NEW YORK — Undecided voter Tom O’Reilly is still not sure if any of his top candidates in the city’s upcoming mayoral election are the type of guy he could harass a waitress with, sources confirmed.
“I don’t like when politicians get all political. I want to vote for the guy that is the most like me and my friends,” O’Reilly said while drinking a Miller High Life. “Whoever runs this city should be the kind of guy who only orders steak, can change the oil in his car, and won’t just sheepishly order a round of redheaded sluts. My ideal candidate doesn’t make lewd remarks to waitresses under his breath; he says them loudly and proudly, and if anyone calls him out? He fights them, like a fucking real man.”
Sam Trenton, a representative for the Scott Stringer campaign, said he was confident that voters like O’Reilly would find all the boorish, dehumanizing behavior they’re looking for as they get to know Stringer.

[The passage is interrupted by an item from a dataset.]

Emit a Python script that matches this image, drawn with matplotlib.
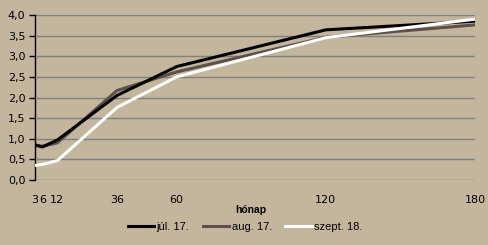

“Guys like Andrew Yang get lots of media attention, but everyone knows that Yang isn’t man enough to write his number on the back of a receipt with a note that says ‘You could get it.’ In fact, no one in this race other than Scott has shown a proven record of workplace harassment,” said Trenton. “We want New Yorkers to know that Scott Stringer promises to act just as creepy and underhanded behind the scenes as he does when the cameras are rolling.”
Pollster Nate Beckwith said data consistently shows that, despite what any campaign promises, voters really want the type of candidate they can trust would come forward as a character witness for them if they were ever accused of sexual harassment at work.
“Numbers show that, across all five boroughs, voter enthusiasm increases when there’s a high likelihood of a candidate joining in on neighborhood catcalling,” Beckwith explained. “Local elections can sometimes lead to complacency, but voter turnout actually increases whenever a candidate successfully shifts a conversation about his harassment or abuse to what the alleged victim was wearing or how much she’d had to drink. That’s the type of candidate that will draw New Yorkers to the polls.”
As Election Day approaches, O’Reilly says he’s still undecided, though he’s confident he won’t be voting for any of the women running. “I’m not sure why,” O’Reilly says, “but they just don’t seem likeable.”